New channels, facilities and set-top boxes are on the way from United Pan-Europe Communications N.V. (UPC), Europe's largest MSO.
The company announced a slew of new channels. Among them was Innergy, a mind, body and spirit channel based on an idea by musician Dave Stewart (of the band Eurythmics), set to launch this month.
UPC also recently announced a film channel targeting 18-to 34-year-olds. The channel, CineNova, is a joint venture with Sony Pictures Entertainment and Buena Vista International Television, and it will debut in Holland and Flemish-speaking Belgium May 18.
And the MSO is launching Gold, a retro channel that exploits the programming archives of SBS Broadcasting S.A., the European TV- and radio-broadcasting company UPC is about to absorb.
A shopping channel and an undisclosed network will be announced soon, according to Simon Oakes, managing director of UPCtv, UPC's program unit. Oakes added that other thematic channels are in the pipeline, including a general-entertainment service, a game channel developed by Sony, a parliamentary channel and another youth-oriented service.

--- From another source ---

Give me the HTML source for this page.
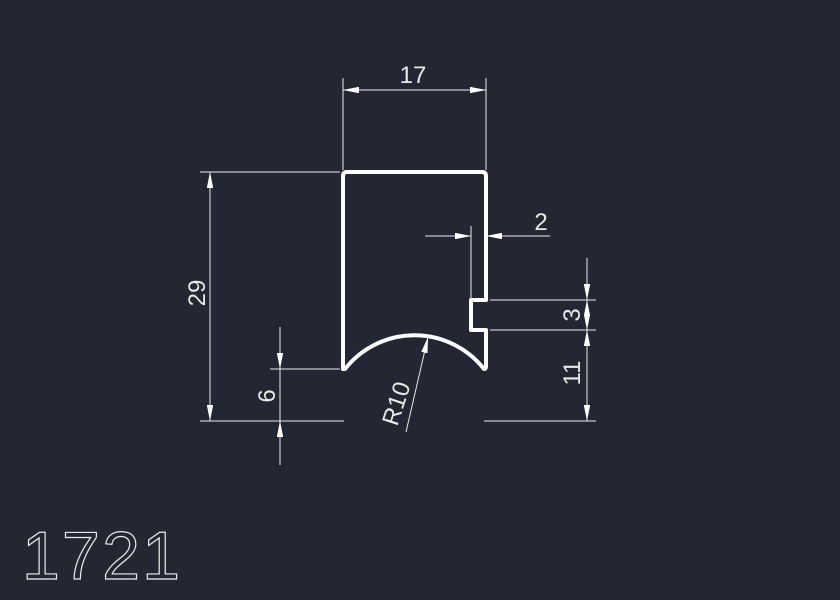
<!DOCTYPE html>
<html><head><meta charset="utf-8"><style>
html,body{margin:0;padding:0;background:#222733;}
svg{display:block}
text{font-family:"Liberation Sans",sans-serif;fill:#e8e8e8;}
</style></head><body>
<svg width="840" height="600" viewBox="0 0 840 600" xmlns="http://www.w3.org/2000/svg">
<rect width="840" height="600" fill="#222733"/>
<defs>
<marker id="a" viewBox="0 0 10 4" refX="10" refY="2" markerWidth="16" markerHeight="6.4" markerUnits="userSpaceOnUse" orient="auto-start-reverse">
<path d="M0,0 L10,2 L0,4 Z" fill="#fff"/></marker>
</defs>
<path d="M343,369 L343,176 Q343,172 347,172 L482,172 Q486,172 486,176 L486,300 L471,300 L471,330 L486,330 L486,366 Q486,369 484,369 A88.5,88.5 0 0 0 345,369 Z" fill="none" stroke="#fff" stroke-width="4" stroke-linejoin="round"/>
<g stroke="#e8e8e8" stroke-width="1" fill="none">
<line x1="343" y1="78" x2="343" y2="170"/>
<line x1="486" y1="78" x2="486" y2="170"/>
<line x1="343" y1="90" x2="486" y2="90" marker-start="url(#a)" marker-end="url(#a)"/>
<line x1="200" y1="172" x2="340" y2="172"/>
<line x1="200" y1="421" x2="344" y2="421"/>
<line x1="210" y1="172" x2="210" y2="421" marker-start="url(#a)" marker-end="url(#a)"/>
<line x1="270" y1="369" x2="340" y2="369"/>
<line x1="280" y1="327" x2="280" y2="369" marker-end="url(#a)"/>
<line x1="280" y1="465" x2="280" y2="421" marker-end="url(#a)"/>
<line x1="280" y1="369" x2="280" y2="421"/>
<line x1="471" y1="226" x2="471" y2="298"/>
<line x1="425" y1="236" x2="471" y2="236" marker-end="url(#a)"/>
<line x1="550" y1="236" x2="486" y2="236" marker-end="url(#a)"/>
<line x1="490" y1="300" x2="596" y2="300"/>
<line x1="490" y1="330" x2="596" y2="330"/>
<line x1="484" y1="421" x2="596" y2="421"/>
<line x1="587" y1="258" x2="587" y2="300" marker-end="url(#a)"/>
<line x1="587" y1="300" x2="587" y2="330" marker-start="url(#a)" marker-end="url(#a)"/>
<line x1="587" y1="330" x2="587" y2="421" marker-start="url(#a)" marker-end="url(#a)"/>
<line x1="406" y1="432" x2="428" y2="337" marker-end="url(#a)"/>
</g>
<text x="413" y="83" font-size="24" text-anchor="middle">17</text>
<text x="541" y="230" font-size="24" text-anchor="middle">2</text>
<text transform="translate(205,293) rotate(-90)" font-size="24" text-anchor="middle">29</text>
<text transform="translate(275,396) rotate(-90)" font-size="24" text-anchor="middle">6</text>
<text transform="translate(580,315) rotate(-90)" font-size="24" text-anchor="middle">3</text>
<text transform="translate(580,373) rotate(-90)" font-size="24" text-anchor="middle">11</text>
<text transform="translate(404,406) rotate(-72)" font-size="24" text-anchor="middle">R10</text>
<text x="22" y="579" font-size="68" textLength="158" lengthAdjust="spacing" style="fill:none;stroke:#e8e8e8;stroke-width:1.2">1721</text>
</svg>
</body></html>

The upcoming channels are targeting a variety of markets, from Scandinavia through Central and Eastern Europe, as well as major markets in Western Europe, including the United Kingdom, where UPC has no cable systems.
The services are surfacing only a few weeks before UPC is expected to complete the construction of its digital-media center in Amsterdam, Netherlands. It will support systems in 10 countries and serve some 6.9 million subscribers, about 250,000 of which are telephony customers.
The center will allow UPC to launch its so-called EuroHITS satellite project, transmitting 64 digital channels to cable headends with up to 16 separate language feeds for each channel.
UPC chairman and CEO Mark Schneider projected that by year's end, the company will reach 8 million customers. Speaking of the global expansion of UPC's high-speed Internet service, chello broadband N.V., he said, "We are growing [subscribers] by thousands each week."
Schneider added that later this year, the company will introduce its "DaVinci" set-top computer-a central processor for the home that can be hooked up to a printer, as well as a TV set.
"Full [video-on-demand] will be in place by next spring, and we can offer hundreds of channels, as well as Internet and walled-garden enhanced TV," he said. The DaVinci box comes as a result of work with Royal Philips Electronics, Microsoft Corp. and Motorola Inc.
Schneider has a rather pointed view of Canal Plus S.A., another pan-European programmer. While its networks are transmitted over most UPC systems, "We could happily discard it in most places," he said. "We just lost [Canal Plus] in Austria, and it didn't seem to hurt us too much. We launched a pay-per-view system, and that is doing almost as well."